C For action=edit how to interpret /200 vs /302 ?
D (minor) Are TCP/000 indeed (invalid) UDP messages ?
Erik Zachte
BTW For all squid status codes from Wikimedia servers see http://stats.wikimedia.org/wikimedia/squids/SquidReportMethods.htm
On Sun, Oct 11, 2009 at 12:28 PM, Erik Zachte erikzachte@infodisiac.com wrote: <snip>
A Any idea why there are so many TCP_DENIED/403, are these really failures ?
TCP_DENIED is usually used for requests that the Squid is configured to reject at the ACL level without even attempting to contact upstream servers.
I'm not sure where the squid configuration files for Wikimedia actually live. Hopefully someone who does know will be able to give you a precise answer to your question. However, a logical guess would be if the Squid is configured to reject action=edit requests from search engine spiders and similar non-human processes. Since such things are not easily incorporated into robots.txt, blocking at the squid layer would be a good option for stopping such traffic from hitting the main servers. That would be my guess. I suspect others can give a more concrete answer.
B For action=submit the difference between preview and save is in the result codes right ? I understood earlier that TCP_MISS/302 is a successful save, right ?
Typically.
Does that mean TCP_MISS/200 is preview ?
Preview, show changes, and aborted saves (e.g. saves stopped by edit conflicts and similar problems)
C For action=edit how to interpret /200 vs /302 ?
I don't know when action=edit would give a 302. It is obviously very common, but my attempts to guess where it would come up have failed. If you can grab some examples of URLs generating the 302 response it might become clear quickly.
D (minor) Are TCP/000 indeed (invalid) UDP messages ?
No idea.
-Robert Rohde
2009/10/12 Robert Rohde rarohde@gmail.com:
B For action=submit the difference between preview and save is in the result codes right ? I understood earlier that TCP_MISS/302 is a successful save, right ?
Upon a successful save, action=submit uses a 302 to redirect to the page view of the newly updated/created article. So typically, a successful request to /w/index.php?title=Example&action=submit will redirect to /wiki/Example using a 302.
For action=edit how to interpret /200 vs /302 ?
I don't know when action=edit would give a 302. It is obviously very common, but my attempts to guess where it would come up have failed. If you can grab some examples of URLs generating the 302 response it might become clear quickly.
URLs with &redlink=1 redirect to the page view with a 302.
Roan Kattouw (Catrope)
On Sun, Oct 11, 2009 at 3:28 PM, Erik Zachte erikzachte@infodisiac.com wrote:
A Any idea why there are so many TCP_DENIED/403, are these really failures ?
Certain types of requests are blocked at the Squid level for various reasons.
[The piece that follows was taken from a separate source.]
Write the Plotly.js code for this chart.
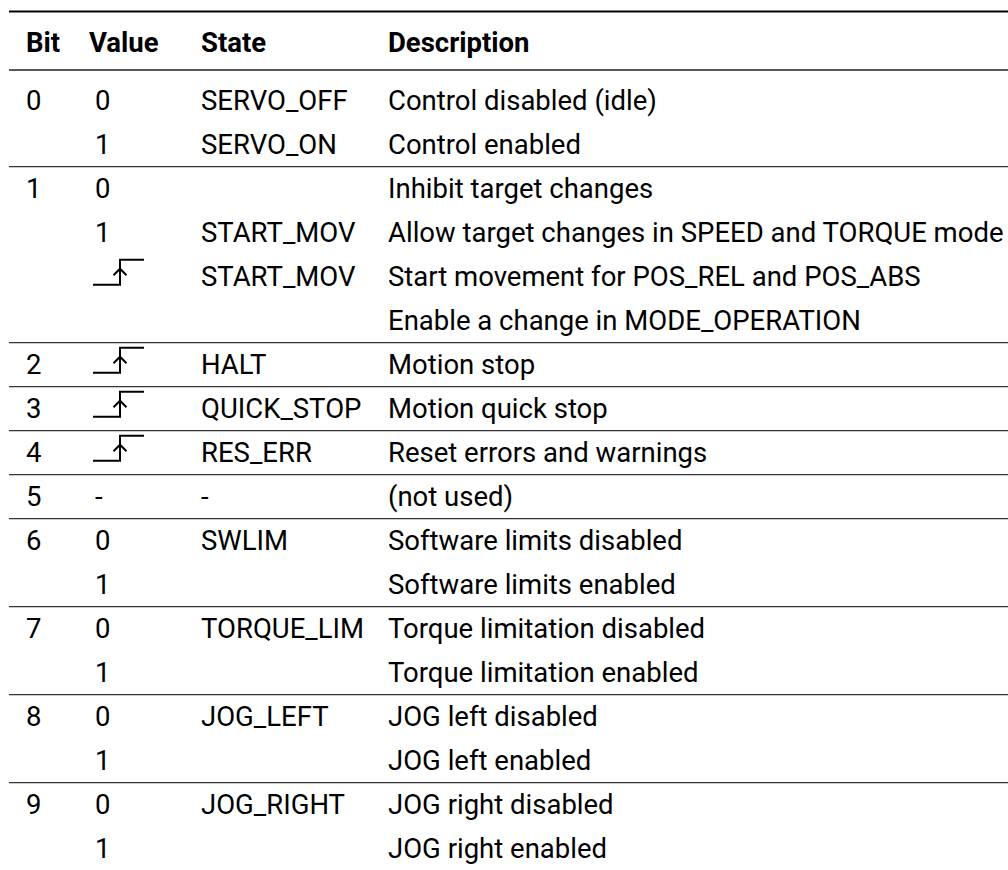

For instance, try wgetting Wikipedia; you'll get a 403 because the default UA headers for such things are blocked. (You're supposed to use a custom UA header, preferably with contact info, to make your script distinctive and easily blockable by itself if there's a problem.) Similarly, try something like this:
I assume this kind of thing is what causes those responses.
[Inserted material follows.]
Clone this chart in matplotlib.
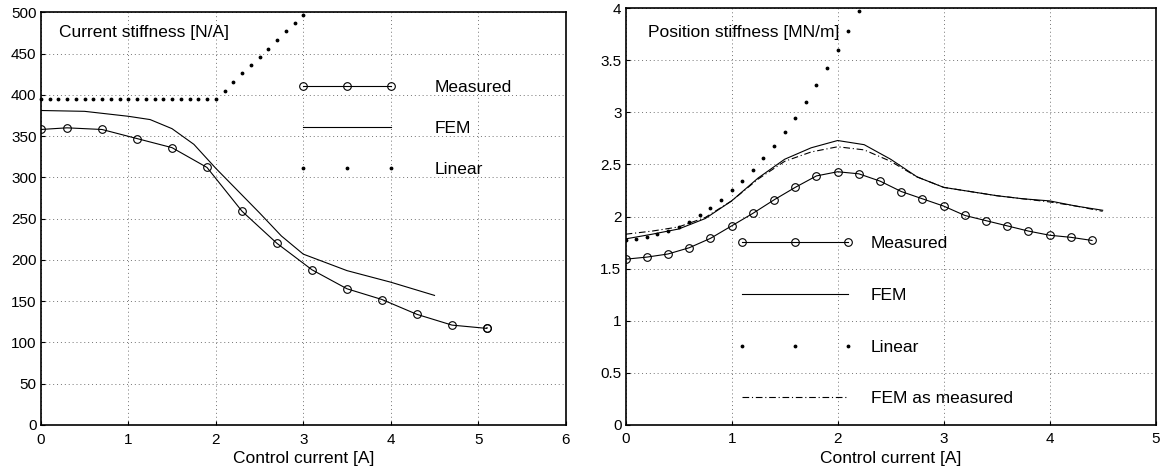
import numpy as np
import matplotlib.pyplot as plt

plt.rcParams['font.family'] = ['Liberation Sans', 'DejaVu Sans']

# left panel: current stiffness [N/A]
ki_meas_x = [0, 0.3, 0.7, 1.1, 1.5, 1.9, 2.3, 2.7, 3.1, 3.5, 3.9, 4.3, 4.7, 5.1, 5.1]
ki_meas_y = [358, 360, 358, 347, 336, 312, 259, 220, 188, 165, 152, 134, 121, 117, 118]
ki_fem_x = [0, 0.5, 1.0, 1.25, 1.5, 1.75, 2.0, 2.25, 2.5, 2.75, 3.0, 3.5, 4.0, 4.5]
ki_fem_y = [381, 380, 374, 370, 359, 340, 311, 284, 257, 229, 207, 187, 173, 157]
ki_lin_x = [0, 0.1, 0.2, 0.3, 0.4, 0.5, 0.6, 0.7, 0.8, 0.9, 1.0, 1.1, 1.2, 1.3,
            1.4, 1.5, 1.6, 1.7, 1.8, 1.9, 2.0, 2.1, 2.2, 2.3, 2.4, 2.5, 2.6,
            2.7, 2.8, 2.9, 3.0]
ki_lin_y = [395] * 21 + [405, 416, 426, 436, 446, 456, 466, 477, 487, 497]

# right panel: position stiffness [MN/m]
ks_meas_x = [0, 0.2, 0.4, 0.6, 0.8, 1.0, 1.2, 1.4, 1.6, 1.8, 2.0, 2.2, 2.4,
             2.6, 2.8, 3.0, 3.2, 3.4, 3.6, 3.8, 4.0, 4.2, 4.4]
ks_meas_y = [1.59, 1.61, 1.64, 1.70, 1.79, 1.91, 2.03, 2.16, 2.28, 2.39, 2.43,
             2.41, 2.34, 2.24, 2.17, 2.10, 2.01, 1.96, 1.91, 1.86, 1.82, 1.80, 1.77]
ks_fem_x = [0, 0.25, 0.5, 0.75, 1.0, 1.25, 1.5, 1.75, 2.0, 2.25, 2.5, 2.75,
            3.0, 3.25, 3.5, 3.75, 4.0, 4.25, 4.5]
ks_fem_y = [1.785, 1.83, 1.88, 1.98, 2.15, 2.37, 2.55, 2.66, 2.73, 2.69, 2.55,
            2.38, 2.28, 2.24, 2.20, 2.17, 2.15, 2.10, 2.06]
ks_femm_y = [1.83, 1.86, 1.90, 1.99, 2.15, 2.36, 2.53, 2.62, 2.67, 2.64, 2.53,
             2.38, 2.28, 2.24, 2.20, 2.17, 2.14, 2.10, 2.05]
ks_lin_x = [0, 0.1, 0.2, 0.3, 0.4, 0.5, 0.6, 0.7, 0.8, 0.9, 1.0, 1.1, 1.2,
            1.3, 1.4, 1.5, 1.6, 1.7, 1.8, 1.9, 2.0, 2.1, 2.2]
ks_lin_y = [1.77, 1.78, 1.80, 1.83, 1.86, 1.90, 1.95, 2.01, 2.08, 2.16, 2.25,
            2.34, 2.45, 2.56, 2.68, 2.81, 2.95, 3.10, 3.26, 3.43, 3.60, 3.78, 3.97]

fig = plt.figure(figsize=(11.61, 4.72), dpi=100)
ax1 = fig.add_axes([0.0351, 0.0996, 0.4522, 0.8744])
ax2 = fig.add_axes([0.5389, 0.1002, 0.4565, 0.8822])

FS = 12.5
circ = dict(marker='o', ms=5.5, mfc='none', mec='k', mew=0.8)
dot = dict(marker='.', ms=3.5, ls='none', color='k')


def style(ax, xmax, ymax, yticks):
    ax.set_xlim(0, xmax)
    ax.set_ylim(0, ymax)
    ax.set_xticks(np.arange(0, xmax + 1))
    ax.set_yticks(yticks)
    ax.grid(True, color='0.45', linestyle=(0, (1, 3)), linewidth=0.7)
    ax.tick_params(direction='in', length=3, labelsize=11, pad=3, width=0.8)
    ax.tick_params(axis='x', pad=5.5)
    for s in ax.spines.values():
        s.set_linewidth(1.2)
    ax.set_xlabel('Control current [A]', fontsize=FS, labelpad=3)


ax1.plot(ki_meas_x, ki_meas_y, color='k', lw=0.8, label='Measured', **circ)
ax1.plot(ki_fem_x, ki_fem_y, color='k', lw=0.8, label='FEM')
ax1.plot(ki_lin_x, ki_lin_y, label='Linear', clip_on=False, **dot)
style(ax1, 6, 500, np.arange(0, 501, 50))
ax1.text(0.0354, 0.952, 'Current stiffness [N/A]', transform=ax1.transAxes,
         va='center', fontsize=FS)
ax1.legend(loc='upper left', bbox_to_anchor=(2.943, 418), bbox_transform=ax1.transData,
           frameon=False, fontsize=FS, handlelength=5.64, handletextpad=2.22,
           labelspacing=1.48, numpoints=3, borderpad=0, borderaxespad=0)

ax2.plot(ks_meas_x, ks_meas_y, color='k', lw=0.8, label='Measured', **circ)
ax2.plot(ks_fem_x, ks_fem_y, color='k', lw=0.8, label='FEM')
ax2.plot(ks_lin_x, ks_lin_y, label='Linear', **dot)
ax2.plot(ks_fem_x, ks_femm_y, color='k', lw=0.8, ls=(0, (6, 2.5, 1, 2.5)),
         label='FEM as measured')
style(ax2, 5, 4, np.arange(0, 4.01, 0.5))
ax2.set_yticklabels(['0', '0.5', '1', '1.5', '2', '2.5', '3', '3.5', '4'])
ax2.text(0.0415, 0.941, 'Position stiffness [MN/m]', transform=ax2.transAxes,
         va='center', fontsize=FS)
ax2.legend(loc='upper left', bbox_to_anchor=(1.053, 1.81), bbox_transform=ax2.transData,
           frameon=False, fontsize=FS, handlelength=6.7, handletextpad=0.98,
           labelspacing=2.1, numpoints=3, borderpad=0, borderaxespad=0)

fig.savefig('out.png', dpi=100)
On Sun, Oct 11, 2009 at 8:12 PM, Robert Rohde rarohde@gmail.com wrote:
However, a logical guess would be if the Squid is configured to reject action=edit requests from search engine spiders and similar non-human processes. Since such things are not easily incorporated into robots.txt, blocking at the squid layer would be a good option for stopping such traffic from hitting the main servers. That would be my guess. I suspect others can give a more concrete answer.
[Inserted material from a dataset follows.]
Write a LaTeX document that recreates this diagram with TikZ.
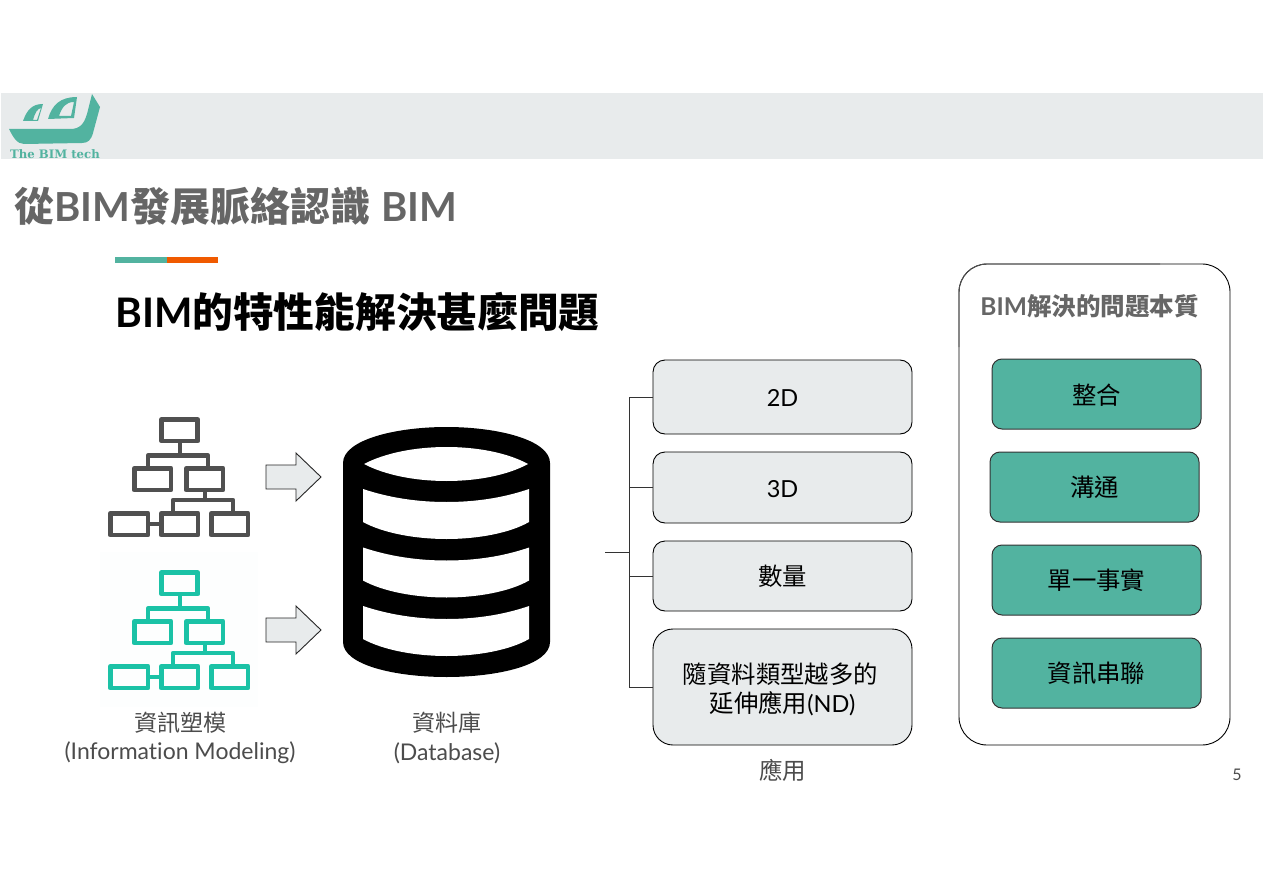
\documentclass[tikz,border=0pt]{standalone}
\usepackage{fontspec}
\setmainfont{Lato}[Ligatures=NoCommon]
\newfontfamily\cj{Noto Sans CJK TC}
\newfontfamily\logofont{DejaVu Serif}
\definecolor{band}{HTML}{E8EBEC}
\definecolor{teal}{HTML}{52B3A0}
\definecolor{orangebar}{HTML}{F05A00}
\definecolor{titlegray}{HTML}{666666}
\definecolor{icongray}{HTML}{505050}
\definecolor{iconteal}{HTML}{1BC2A6}
\definecolor{faint}{HTML}{FDFEFE}
\newcommand{\sz}[1]{\fontsize{#1}{#1}\selectfont}
\newcommand{\dn}{\rule{0pt}{0.9em}}
\newcommand{\dnl}{\rule{0pt}{0.82em}}
\newcommand{\treeicon}[2]{%
  \begin{scope}[yshift=#2,draw=#1,line width=4.7pt,line join=round]
    \draw (161.5,419.5) rectangle (197.8,441);
    \draw (134.2,468.2) rectangle (171,490);
    \draw (186.2,468.2) rectangle (223,490);
    \draw (110.2,513.2) rectangle (148,535);
    \draw (161.2,513.2) rectangle (198,535);
    \draw (211.2,513.2) rectangle (248,535);
    \draw (180,441) -- (180,455.5);
    \draw (148,468) -- (148,455.5) -- (208,455.5) -- (208,468);
    \draw (205,490) -- (205,500);
    \draw (173,513) -- (173,500) -- (233,500) -- (233,513);
    \draw (148,524) -- (161,524);
  \end{scope}}
\tikzset{
  appbox/.style={draw=black,line width=0.9pt,fill=band,rounded corners=12pt,inner sep=0pt,minimum width=259pt,align=center,font=\cj\sz{24.4},text=black},
  greenbox/.style={draw=black!80,line width=1pt,fill=teal,rounded corners=10pt,inner sep=0pt,minimum width=209pt,minimum height=70pt,font=\cj\sz{24.4},text=black},
  caption/.style={inner sep=0pt,align=center,text=black!70,font=\sz{23}},
  bigarrow/.style={draw=black!85,line width=0.9pt,fill=band,line join=miter},
  bracket/.style={draw=black!80,line width=1pt}
}
\begin{document}
\begin{tikzpicture}[x=1pt,y=-1pt]
\useasboundingbox (0,0) rectangle (1263,893);
\fill[white] (0,0) rectangle (1263,893);
% header band
\fill[band] (1,93) rectangle (1263,159);
% logo
\fill[teal] (9,129) -- (70,129) .. controls (80,129) and (84,124) .. (87,114) -- (92,94) -- (100,107) -- (93,133) .. controls (91,140) and (88,143) .. (82,143) -- (24,144) .. controls (17,144) and (13,137) .. (9,129) -- cycle;
\fill[teal,even odd rule] (23,121) .. controls (27,110) and (32,104) .. (43,104) -- (38,121) -- cycle
  (33,120) -- (37,120) -- (41,108) .. controls (37,109) and (35,113) .. (33,120) -- cycle;
\fill[teal,even odd rule] (48,119) .. controls (52,105) and (60,97) .. (77,97) -- (74,118) -- cycle
  (59,116) -- (71,116) -- (74,102) .. controls (66,102) and (62,107) .. (59,116) -- cycle;
\node[inner sep=0pt,anchor=base west,text=teal] (logotext) at (10,159) {\logofont\bfseries\sz{11.7}The BIM tech};
% titles
\node[inner sep=0pt,anchor=west,text=titlegray] (title) at (14,206) {\sz{40}\cj\bfseries 從{\rmfamily\bfseries BIM}發展脈絡認識{\rmfamily\bfseries\ \kern1.5pt BIM}};
\fill[teal] (115,257) rectangle (167,263);
\fill[orangebar] (167,257) rectangle (218,263);
\node[inner sep=0pt,anchor=west,text=black] (subtitle) at (115,311.5) {\sz{40.7}\cj\bfseries {\rmfamily\bfseries BIM}的特性能解決甚麼問題};
% icons
\fill[faint] (100,552) rectangle (258,707);
\treeicon{icongray}{0pt}
\treeicon{iconteal}{-153pt}
% arrows
\draw[bigarrow] (266,465) -- (296,465) -- (296,453) -- (321,477) -- (296,501) -- (296,489) -- (266,489) -- cycle;
\draw[bigarrow] (266,618) -- (296,618) -- (296,606) -- (321,630) -- (296,654) -- (296,642) -- (266,642) -- cycle;
% database
\fill[black] (343,463) .. controls (343,440) and (395,427) .. (446.5,427) .. controls (498,427) and (550,440) .. (550,463) -- (550,642) .. controls (550,665) and (498,677) .. (446.5,677) .. controls (395,677) and (343,665) .. (343,642) -- cycle;
\fill[white] (364,464) .. controls (385,475) and (415,481) .. (446.5,481) .. controls (478,481) and (508,475) .. (528,464) .. controls (508,453) and (478,447) .. (446.5,447) .. controls (415,447) and (385,453) .. (364,464) -- cycle;
\foreach \d in {0,58.5,117}{
\fill[white,yshift=-\d pt] (363,489) .. controls (390,498) and (418,502) .. (446.5,502) .. controls (475,502) and (503,498) .. (529,489) -- (529,522) .. controls (510,533) and (478,539) .. (446.5,539) .. controls (415,539) and (383,533) .. (363,522) -- cycle;
}
% captions
\node[caption] (capinfo) at (180,738) {{\cj 資訊塑模}\\[5.5pt](Information Modeling)};
\node[caption] (capdb) at (447,738) {{\cj 資料庫}\\[5.5pt](Database)};
\node[caption] (capapp) at (782.5,770) {\cj\sz{23.5}應用};
\node[inner sep=0pt,text=black!70,font=\sz{16}] (pagenum) at (1237,775) {5};
% application boxes
\node[appbox,minimum height=74pt] (boxa) at (782.5,397) {\rmfamily\sz{23.5}\dnl 2D};
\node[appbox,minimum height=71pt] (boxb) at (782.5,487.5) {\rmfamily\sz{23.5}\dnl 3D};
\node[appbox,minimum height=70pt] (boxc) at (782.5,576) {\dn 數量};
\node[appbox,minimum height=116pt,rounded corners=20pt] (boxd) at (782.5,687) {\rule{0pt}{1.05em}\hspace*{-4pt}隨資料類型越多的\\[4pt]延伸應用{\rmfamily\sz{23.5}(ND)}};
% bracket
\coordinate (stub) at (605,552);
\coordinate (trunk) at (629,552);
\draw[bracket] (stub) -- (trunk);
\draw[bracket] (trunk) |- (boxa.west);
\draw[bracket] (trunk) |- (boxb.west);
\draw[bracket] (trunk) |- (boxc.west);
\draw[bracket] (trunk) |- (boxd.west);
% panel
\node[draw=black,line width=0.9pt,fill=white,rounded corners=28pt,minimum width=271pt,minimum height=481pt,inner sep=0pt] (panel) at (1094.5,504.5) {};
\draw[icongray,line width=0.9pt] (959,347) -- (959,292) .. controls (959,276.5) and (971.5,264) .. (987,264) -- (1160,264);
\node[inner sep=0pt,text=titlegray] (paneltitle) at (1089.5,306) {\sz{24.5}\cj\bfseries {\rmfamily\bfseries BIM}解決的問題本質};
\node[greenbox] (g1) at (1096.5,394) {\dn 整合};
\node[greenbox] (g2) at (1094.5,487) {\dn 溝通};
\node[greenbox] (g3) at (1096.5,580) {\dn 單一事實};
\node[greenbox] (g4) at (1096.5,673) {\dn 資訊串聯};
\end{tikzpicture}
\end{document}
Those things are all blocked in robots.txt:
User-agent: * Disallow: /w/
That's part of why we use long URLs for everything but page views, so that they can be neatly blocked from spiders.
On Sun, Oct 11, 2009 at 6:03 PM, Aryeh Gregor Simetrical+wikilist@gmail.com wrote:
On Sun, Oct 11, 2009 at 3:28 PM, Erik Zachte erikzachte@infodisiac.com wrote:
A Any idea why there are so many TCP_DENIED/403, are these really failures ?
Certain types of requests are blocked at the Squid level for various reasons. For instance, try wgetting Wikipedia; you'll get a 403 because the default UA headers for such things are blocked. (You're supposed to use a custom UA header, preferably with contact info, to make your script distinctive and easily blockable by itself if there's a problem.) Similarly, try something like this:
I assume this kind of thing is what causes those responses.
Actually wget isn't blocked for either pageviews or action=edit based on a test a minute ago.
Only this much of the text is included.